What needs to be done ::
Leave the pictures out and quote every line from the start of the listing to the line with "const yDomain = [0.884, 2.930];", inclusive.

>> BEGIN Dataset content

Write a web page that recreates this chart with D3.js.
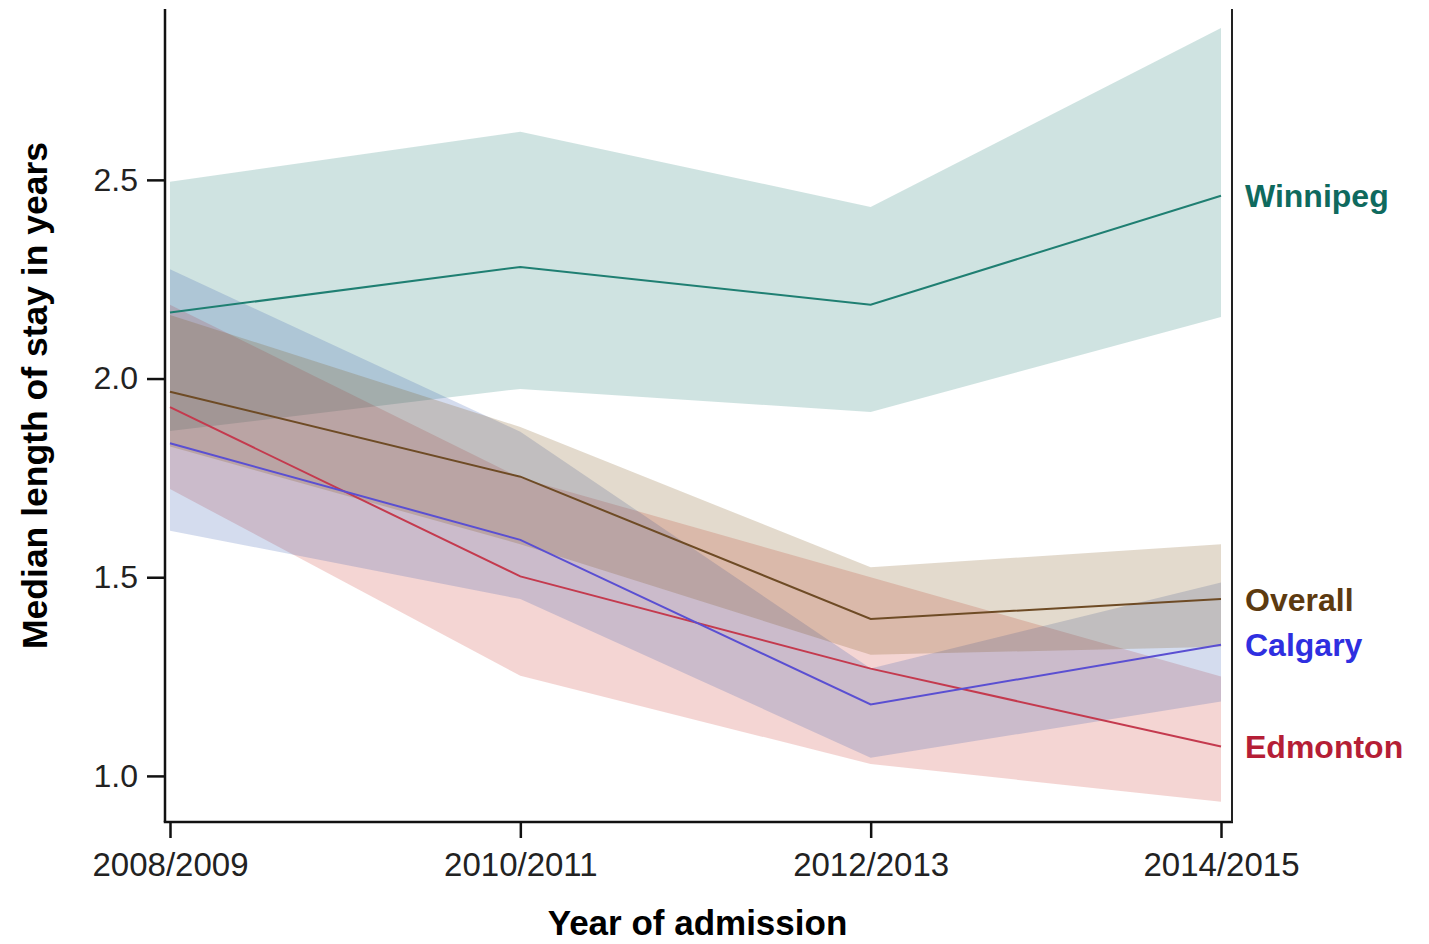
<!DOCTYPE html>
<html>
<head>
<meta charset="utf-8">
<script src="https://cdn.jsdelivr.net/npm/d3@7"></script>
<style>
  html, body { margin: 0; padding: 0; background: #fff; }
  svg { display: block; font-family: "Liberation Sans", Arial, sans-serif; }
</style>
</head>
<body>
<svg id="chart" width="1429" height="944"></svg>
<script>
// Admission periods on the x axis
const categories = ["2008/2009", "2010/2011", "2012/2013", "2014/2015"];

// Median length of stay (years) with 95% confidence limits, by site
const winnipegMedian = [2.166, 2.281, 2.186, 2.460];
const winnipegLower  = [1.868, 1.974, 1.916, 2.155];
const winnipegUpper  = [2.495, 2.621, 2.432, 2.882];

const calgaryMedian  = [1.837, 1.594, 1.180, 1.330];
const calgaryLower   = [1.617, 1.445, 1.046, 1.187];
const calgaryUpper   = [2.275, 1.866, 1.270, 1.487];

const overallMedian  = [1.967, 1.753, 1.395, 1.445];
const overallLower   = [1.829, 1.583, 1.305, 1.325];
const overallUpper   = [2.160, 1.878, 1.525, 1.583];

const edmontonMedian = [1.928, 1.502, 1.270, 1.074];
const edmontonLower  = [1.722, 1.252, 1.030, 0.935];
const edmontonUpper  = [2.186, 1.750, 1.500, 1.250];

const yTicks = [1.0, 1.5, 2.0, 2.5];
const yDomain = [0.884, 2.930];

const series = [
  { name: "Winnipeg", median: winnipegMedian, lower: winnipegLower, upper: winnipegUpper,
    band: "rgb(30,125,115)", line: "#1f7f72", label: "#0f6a5e" },
  { name: "Edmonton", median: edmontonMedian, lower: edmontonLower, upper: edmontonUpper,
    band: "rgb(205,55,45)", line: "#c43a4e", label: "#b51e36" },
  { name: "Calgary", median: calgaryMedian, lower: calgaryLower, upper: calgaryUpper,
    band: "rgb(50,90,175)", line: "#5a4fd2", label: "#2f2fe0" },
  { name: "Overall", median: overallMedian, lower: overallLower, upper: overallUpper,
    band: "rgb(125,80,20)", line: "#6e4b25", label: "#5c3a10" }
];

const svg = d3.select("#chart");
const plot = { left: 165, right: 1232, top: 9, bottom: 822 };

const x = d3.scalePoint().domain(categories).range([plot.left + 5, plot.right - 11]);
const y = d3.scaleLinear().domain(yDomain).range([plot.bottom, plot.top]);

// Confidence bands
const area = d3.area()
  .x(d => x(d.c))
  .y0(d => y(d.lo))
  .y1(d => y(d.hi));

series.forEach(s => {
  const pts = categories.map((c, i) => ({ c, lo: s.lower[i], hi: s.upper[i] }));
  svg.append("path")
    .datum(pts)
    .attr("d", area)
    .attr("fill", s.band)
    .attr("fill-opacity", 0.21);
});

// Median lines
const line = d3.line().x(d => x(d.c)).y(d => y(d.v));
series.forEach(s => {
  const pts = categories.map((c, i) => ({ c, v: s.median[i] }));
  svg.append("path")
    .datum(pts)
    .attr("d", line)
    .attr("fill", "none")
    .attr("stroke", s.line)
    .attr("stroke-width", 2);
});

// Series labels at the right end of each line
series.forEach(s => {
  svg.append("text")
    .attr("x", plot.right + 13)
    .attr("y", y(s.median[s.median.length - 1]))
    .attr("dy", "0.36em")
    .attr("fill", s.label)
    .attr("font-size", 32)
    .attr("font-weight", "bold")
    .text(s.name);
});

// Frame: left, bottom and right edges
svg.append("line")
  .attr("x1", plot.left).attr("x2", plot.left)
  .attr("y1", plot.top).attr("y2", plot.bottom)
  .attr("stroke", "#111").attr("stroke-width", 2.5);
svg.append("line")
  .attr("x1", plot.left - 1.25).attr("x2", plot.right + 1)
  .attr("y1", plot.bottom).attr("y2", plot.bottom)
  .attr("stroke", "#111").attr("stroke-width", 2.5);
svg.append("line")
  .attr("x1", plot.right).attr("x2", plot.right)
  .attr("y1", plot.top).attr("y2", plot.bottom)
  .attr("stroke", "#222").attr("stroke-width", 2);

// Y axis ticks and labels
const yAxis = d3.axisLeft(y)
  .tickValues(yTicks)
  .tickFormat(d3.format(".1f"))
  .tickSize(18)
  .tickPadding(9);
const gy = svg.append("g")
  .attr("transform", `translate(${plot.left},0)`)
  .call(yAxis);
gy.select(".domain").remove();
gy.selectAll(".tick line").attr("stroke", "#111").attr("stroke-width", 2.5);
gy.selectAll(".tick text")
  .attr("fill", "#222")
  .attr("font-size", 32)
  .attr("font-family", "'Liberation Sans', Arial, sans-serif");

// X axis ticks and labels
const xAxis = d3.axisBottom(x)
  .tickSize(16)
  .tickPadding(15);
const gx = svg.append("g")
  .attr("transform", `translate(0,${plot.bottom})`)
  .call(xAxis);
gx.select(".domain").remove();
gx.selectAll(".tick line").attr("stroke", "#111").attr("stroke-width", 2.5);
gx.selectAll(".tick text")
  .attr("fill", "#222")
  .attr("font-size", 33)
  .attr("font-family", "'Liberation Sans', Arial, sans-serif");

// Axis titles
svg.append("text")
  .attr("x", (plot.left + plot.right) / 2 - 1)
  .attr("y", 935)
  .attr("text-anchor", "middle")
  .attr("font-size", 35)
  .attr("font-weight", "bold")
  .attr("fill", "#000")
  .text("Year of admission");

svg.append("text")
  .attr("transform", `translate(47,${(y(yDomain[0]) + y(yDomain[1])) / 2 - 20}) rotate(-90)`)
  .attr("text-anchor", "middle")
  .attr("font-size", 35.5)
  .attr("font-weight", "bold")
  .attr("fill", "#000")
  .text("Median length of stay in years");
</script>
</body>
</html>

>> END Dataset content

Answer to this problem ::
Write a web page that recreates this chart with D3.js.
<!DOCTYPE html>
<html>
<head>
<meta charset="utf-8">
<script src="https://cdn.jsdelivr.net/npm/d3@7"></script>
<style>
  html, body { margin: 0; padding: 0; background: #fff; }
  svg { display: block; font-family: "Liberation Sans", Arial, sans-serif; }
</style>
</head>
<body>
<svg id="chart" width="1429" height="944"></svg>
<script>
// Admission periods on the x axis
const categories = ["2008/2009", "2010/2011", "2012/2013", "2014/2015"];

// Median length of stay (years) with 95% confidence limits, by site
const winnipegMedian = [2.166, 2.281, 2.186, 2.460];
const winnipegLower  = [1.868, 1.974, 1.916, 2.155];
const winnipegUpper  = [2.495, 2.621, 2.432, 2.882];

const calgaryMedian  = [1.837, 1.594, 1.180, 1.330];
const calgaryLower   = [1.617, 1.445, 1.046, 1.187];
const calgaryUpper   = [2.275, 1.866, 1.270, 1.487];

const overallMedian  = [1.967, 1.753, 1.395, 1.445];
const overallLower   = [1.829, 1.583, 1.305, 1.325];
const overallUpper   = [2.160, 1.878, 1.525, 1.583];

const edmontonMedian = [1.928, 1.502, 1.270, 1.074];
const edmontonLower  = [1.722, 1.252, 1.030, 0.935];
const edmontonUpper  = [2.186, 1.750, 1.500, 1.250];

const yTicks = [1.0, 1.5, 2.0, 2.5];
const yDomain = [0.884, 2.930];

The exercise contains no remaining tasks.